Am 23. Dezember früh werde ich abgelöst. Ich reite wieder zurück. Abends sitze ich mit dem Doktor bei Fernande. Wir unterhalten uns recht gut. Und nun kommt der 24. Dezember - heiliger Abend. Früh putze ich auch, wie zuhause als Junge, den Christbaum für unser Kasino. Mittag essen wir kalt, damit wir zum Abend etwas haben. Um 7ºº ist Einbescherung und Feier der Leute, die recht eindrucksvoll ist. Die Mannschaften kriegen trotz der ziemlich langen Kriegsdauer nocht recht [unleserlich] Gaben. Wir Offiziere feiern nachher im Kasino; bei einer vorzüglichen Pfirsichbowle sitzen wir lange zusammen - unser Grammophon gibt die Musik. Es ist ja alles recht nett, aber lange nicht so, wie es zuhause immer gewesen ist. Von meinen Lieben kriegte ich ein dickes Paket mit allerhand guten Sachen.

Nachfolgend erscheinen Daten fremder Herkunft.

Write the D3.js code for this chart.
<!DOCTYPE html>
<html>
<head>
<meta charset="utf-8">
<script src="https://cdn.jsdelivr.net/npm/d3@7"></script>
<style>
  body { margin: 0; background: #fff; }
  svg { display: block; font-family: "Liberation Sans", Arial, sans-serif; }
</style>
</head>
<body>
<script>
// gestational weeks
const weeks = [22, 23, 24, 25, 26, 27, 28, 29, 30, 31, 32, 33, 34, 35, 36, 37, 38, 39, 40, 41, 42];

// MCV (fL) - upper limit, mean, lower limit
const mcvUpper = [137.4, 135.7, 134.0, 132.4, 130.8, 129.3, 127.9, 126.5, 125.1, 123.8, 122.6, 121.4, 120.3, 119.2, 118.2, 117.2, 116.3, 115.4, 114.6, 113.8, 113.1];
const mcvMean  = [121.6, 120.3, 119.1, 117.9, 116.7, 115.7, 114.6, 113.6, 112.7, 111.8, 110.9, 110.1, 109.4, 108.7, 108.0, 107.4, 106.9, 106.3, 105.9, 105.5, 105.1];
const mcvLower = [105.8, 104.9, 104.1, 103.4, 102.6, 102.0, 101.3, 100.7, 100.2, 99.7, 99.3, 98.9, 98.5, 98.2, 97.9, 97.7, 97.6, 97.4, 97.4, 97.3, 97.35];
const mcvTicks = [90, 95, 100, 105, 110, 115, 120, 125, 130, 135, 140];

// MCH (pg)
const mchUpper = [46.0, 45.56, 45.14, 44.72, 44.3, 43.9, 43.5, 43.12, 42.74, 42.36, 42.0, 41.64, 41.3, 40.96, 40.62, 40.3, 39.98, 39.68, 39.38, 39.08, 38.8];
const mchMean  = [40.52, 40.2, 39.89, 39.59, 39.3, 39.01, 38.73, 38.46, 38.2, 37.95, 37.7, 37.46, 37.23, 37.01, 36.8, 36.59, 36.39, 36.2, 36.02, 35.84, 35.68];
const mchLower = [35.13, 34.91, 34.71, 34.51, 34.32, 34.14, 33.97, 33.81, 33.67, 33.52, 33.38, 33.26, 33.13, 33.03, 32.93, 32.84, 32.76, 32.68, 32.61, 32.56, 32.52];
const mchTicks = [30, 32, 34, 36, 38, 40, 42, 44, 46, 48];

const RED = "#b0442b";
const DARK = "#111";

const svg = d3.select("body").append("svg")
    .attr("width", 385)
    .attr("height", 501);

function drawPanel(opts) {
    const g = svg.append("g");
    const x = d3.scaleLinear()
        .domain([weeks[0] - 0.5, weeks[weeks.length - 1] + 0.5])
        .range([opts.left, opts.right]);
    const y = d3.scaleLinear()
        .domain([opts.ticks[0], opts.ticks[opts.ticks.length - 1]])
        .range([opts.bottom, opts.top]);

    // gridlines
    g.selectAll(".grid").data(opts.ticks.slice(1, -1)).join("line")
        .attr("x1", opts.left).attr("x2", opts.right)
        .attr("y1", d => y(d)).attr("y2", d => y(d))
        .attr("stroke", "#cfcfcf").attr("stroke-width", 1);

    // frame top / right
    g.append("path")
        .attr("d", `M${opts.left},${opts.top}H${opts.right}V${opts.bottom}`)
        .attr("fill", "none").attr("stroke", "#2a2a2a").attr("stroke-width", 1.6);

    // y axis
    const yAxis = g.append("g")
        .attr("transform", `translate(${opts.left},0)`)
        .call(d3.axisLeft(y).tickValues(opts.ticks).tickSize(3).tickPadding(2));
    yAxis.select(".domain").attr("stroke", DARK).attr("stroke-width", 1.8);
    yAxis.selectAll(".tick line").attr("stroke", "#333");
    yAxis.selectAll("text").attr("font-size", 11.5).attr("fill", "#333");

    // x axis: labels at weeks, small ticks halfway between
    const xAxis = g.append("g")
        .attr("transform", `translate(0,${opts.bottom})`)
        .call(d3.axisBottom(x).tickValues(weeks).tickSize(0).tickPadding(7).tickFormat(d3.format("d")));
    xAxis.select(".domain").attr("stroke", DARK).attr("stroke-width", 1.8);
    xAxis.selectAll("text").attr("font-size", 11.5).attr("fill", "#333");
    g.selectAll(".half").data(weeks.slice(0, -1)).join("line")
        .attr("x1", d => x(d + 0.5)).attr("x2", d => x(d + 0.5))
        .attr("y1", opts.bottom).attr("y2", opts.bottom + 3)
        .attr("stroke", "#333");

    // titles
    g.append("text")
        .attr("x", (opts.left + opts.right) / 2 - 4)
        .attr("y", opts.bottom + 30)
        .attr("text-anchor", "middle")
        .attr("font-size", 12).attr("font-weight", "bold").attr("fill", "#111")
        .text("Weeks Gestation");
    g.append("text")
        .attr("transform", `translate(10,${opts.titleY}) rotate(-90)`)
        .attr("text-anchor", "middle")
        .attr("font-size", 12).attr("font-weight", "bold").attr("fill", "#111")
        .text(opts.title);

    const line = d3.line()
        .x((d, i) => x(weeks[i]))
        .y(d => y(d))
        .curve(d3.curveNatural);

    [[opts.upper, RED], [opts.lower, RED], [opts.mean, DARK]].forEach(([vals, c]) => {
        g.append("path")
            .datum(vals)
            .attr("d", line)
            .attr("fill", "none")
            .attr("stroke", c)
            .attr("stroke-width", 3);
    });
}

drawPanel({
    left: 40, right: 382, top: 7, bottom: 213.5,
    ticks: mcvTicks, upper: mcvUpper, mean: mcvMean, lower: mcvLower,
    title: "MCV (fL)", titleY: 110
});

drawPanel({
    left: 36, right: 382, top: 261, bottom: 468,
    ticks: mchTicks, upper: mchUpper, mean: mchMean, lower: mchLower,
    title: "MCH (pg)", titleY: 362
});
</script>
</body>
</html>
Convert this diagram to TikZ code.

Auch liebe Bekannte haben an den „alten Krieger“ gedacht, sodaß ich nicht sagen kann, wenig bekommen zu haben. Am 1. Feiertag ruhe ich mich erstmal ordentlich aus. Etwas Besoderes ist auch nicht los. Doktors Quartierleuten und der Fernande schenke ich einige Kleinigkeiten.

Am 28. Dezember fahre ich wieder in Stellung. In der Zwischenzeit sind noch eine Anzahl von Werfern eingebaut worden, sodaß ich jetzt allein in meinem Abschnitt mehr habe als sonst eine ganze Kompanie. Man vermutet einen französischen Angriff, und das gibt natürlich viel Arbeit. Fast den ganzen Tag sause ich draußen herum, was bei dem Wasser in den Gräben keinen Spaß macht. So langsam ist Sylvester herangekommen. Mit Mühe und Not treibt mein tüchtiger Brockstedt 2 Flaschen Rotwein auf, denn auf einen Glühwein will ich doch nicht gern verzichten. Der Franzose ist ganz artig. Mit einem meiner Telefonisten, einem Oberlehrer [unleserlich], der später auch bei uns Offizier wurde) spiele ich Schach ins neue Jahr hinüber. Von allen Ständen werde ich angerufen. Die nächsten Tage vergehen rasch, und am 3. Januar [1917] gehts nach hinten. Hier habe ich durch die Ortskommandantur viel Arbeit. Wir bekommen Einquartierung - 6 Grenadiere - und die sind nur schwer unterzubringen. In der übrigen Zeit die übliche Beschäftigung. Schreiben, Lesen und Besuche bei Zivilbevölkerung. Es schneit tüchtig, taut aber immer gleich wieder.